Presidents and their aides have also been subjected to other laws concerning the handling of classified information. Over the years, a handful of top federal officials have been charged with illegally handling classified information.
David H. Petraeus, the Army general who served as C.I.A. director under former President Barack Obama, admitted in 2015 that he provided his highly classified journals to his lover, pleading guilty to one count of unauthorized removal and retention of classified material, a misdemeanor.
Sandy Berger, who was national security adviser for former President Bill Clinton, paid a $50,000 fine after pleading guilty to removing classified documents from the National Archives in 2003 to prepare for his testimony to the 9/11 Commission.
But there has never been a clash between a former president and the government like the one that culminated in Monday’s search, said Lee White, the executive director of the National Coalition for History.
Mr. White, who has met frequently over the years with officials at the National Archives, said they usually work hard to resolve disagreements about documents with former presidents and their advisers.
“They tend to be deferential to the White House,” Mr. White said of the lawyers at the National Archives. “You know, these questions come up about presidential records and they are like, ‘Look, our job is to advise the White House.’ But they are not, by nature, an aggressive group of attorneys.”
Mr. Beschloss and Mr. Brinkley both said the search of Mr. Trump’s house had the potential to become a flash point in the struggle between those investigating the former president’s actions and the forces who supported Mr. Trump’s frantic efforts to stay in office.
But they said there were also risks for Mr. Trump and his allies on Capitol Hill, who on Monday rushed to attack Mr. Garland and the F.B.I. in the hours after the search.
“You now have Kevin McCarthy — something else we’ve never seen before in history — making ugly threats to an attorney general, obviously trying to intimidate him,” Mr. Beschloss said.
Mr. Trump’s defenders did not wait to find out what evidence the F.B.I. found or even sought before using the search to ratchet up longstanding grievances that the former president stoked throughout his time in office. Senator Marco Rubio, Republican of Florida, quickly distributed a short video on Twitter accusing the Biden administration of acting like the regime of a dictator in a third-world country.

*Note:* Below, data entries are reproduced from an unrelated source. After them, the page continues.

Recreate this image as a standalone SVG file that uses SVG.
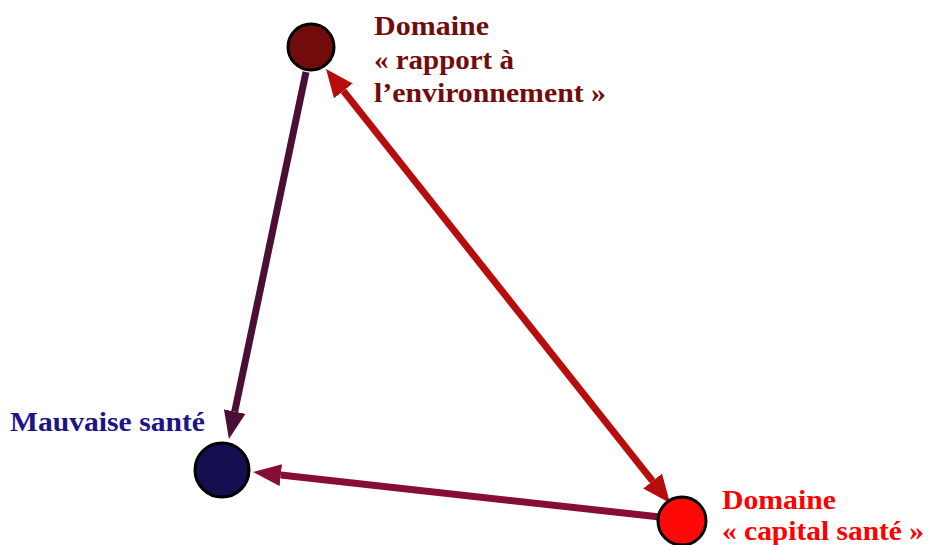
<svg xmlns="http://www.w3.org/2000/svg" width="928" height="545" viewBox="0 0 928 545">
<style>
.lbl{font-family:"Liberation Serif","DejaVu Serif",serif;font-weight:bold;font-size:28px}
.node{stroke:#000;stroke-width:3}
.edge{fill:none;stroke-width:7}
</style>
<defs>
<marker id="h1" markerUnits="userSpaceOnUse" markerWidth="28" markerHeight="22" refX="0" refY="11" orient="auto"><path d="M0,0 L28,11 L0,22 z" fill="#4b0e35"/></marker>
<marker id="h2" markerUnits="userSpaceOnUse" markerWidth="28" markerHeight="22" refX="0" refY="11" orient="auto"><path d="M0,0 L28,11 L0,22 z" fill="#870d35"/></marker>
<marker id="h3" markerUnits="userSpaceOnUse" markerWidth="28" markerHeight="24" refX="0" refY="12" orient="auto-start-reverse"><path d="M0,0 L28,12 L0,24 z" fill="#b80d0d"/></marker>
</defs>
<rect width="928" height="545" fill="#fff"/>
<g id="connectors">
<path class="edge" d="M306,72 L234.7,411.6" stroke="#4b0e35" marker-end="url(#h1)"/>
<path class="edge" d="M660,517 L280.8,475.1" stroke="#870d35" marker-end="url(#h2)"/>
<path class="edge" d="M343.4,90.9 L652.6,481.1" stroke="#b80d0d" stroke-width="8" marker-start="url(#h3)" marker-end="url(#h3)"/>
</g>
<g id="node-env">
<circle class="node" cx="311" cy="47" r="23" fill="#720c0c"/>
<text class="lbl" fill="#720c0c"><tspan x="374" y="35" textLength="115" lengthAdjust="spacingAndGlyphs">Domaine</tspan><tspan x="374" y="69" textLength="140" lengthAdjust="spacingAndGlyphs">« rapport à</tspan><tspan x="374" y="102" textLength="232" lengthAdjust="spacingAndGlyphs">l’environnement »</tspan></text>
</g>
<g id="node-mauvaise">
<circle class="node" cx="222" cy="470" r="27" fill="#140f50"/>
<text class="lbl" fill="#1e1489" x="10" y="431" textLength="195" lengthAdjust="spacingAndGlyphs">Mauvaise santé</text>
</g>
<g id="node-capital">
<circle class="node" cx="682" cy="521" r="24" fill="#ff0808"/>
<text class="lbl" fill="#ff0000"><tspan x="722" y="509" textLength="114" lengthAdjust="spacingAndGlyphs">Domaine</tspan><tspan x="722" y="540" textLength="202" lengthAdjust="spacingAndGlyphs">« capital santé »</tspan></text>
</g>
</svg>
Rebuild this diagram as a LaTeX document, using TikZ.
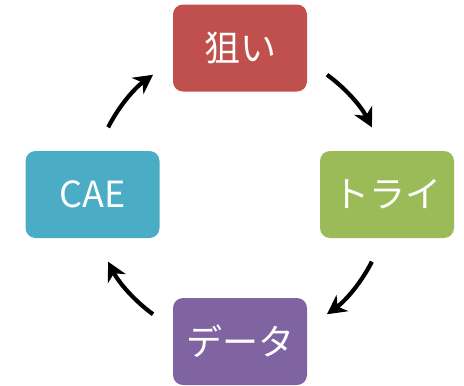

“This is what happens in places like Nicaragua,” Mr. Rubio said in the video. “Where last year every single person that ran against Daniel Ortega for president, every single person that put their name on the ballot, was arrested and is still in jail.”
“You can try to diminish it, but that’s exactly what happened tonight,” Mr. Rubio said.
The historians said the events are a test of the resilience of American democracy when it is under assault.
“We are in the middle of a neo-civil war in this country,” Mr. Brinkley said. “This is a starkly unprecedented moment in U.S. history.”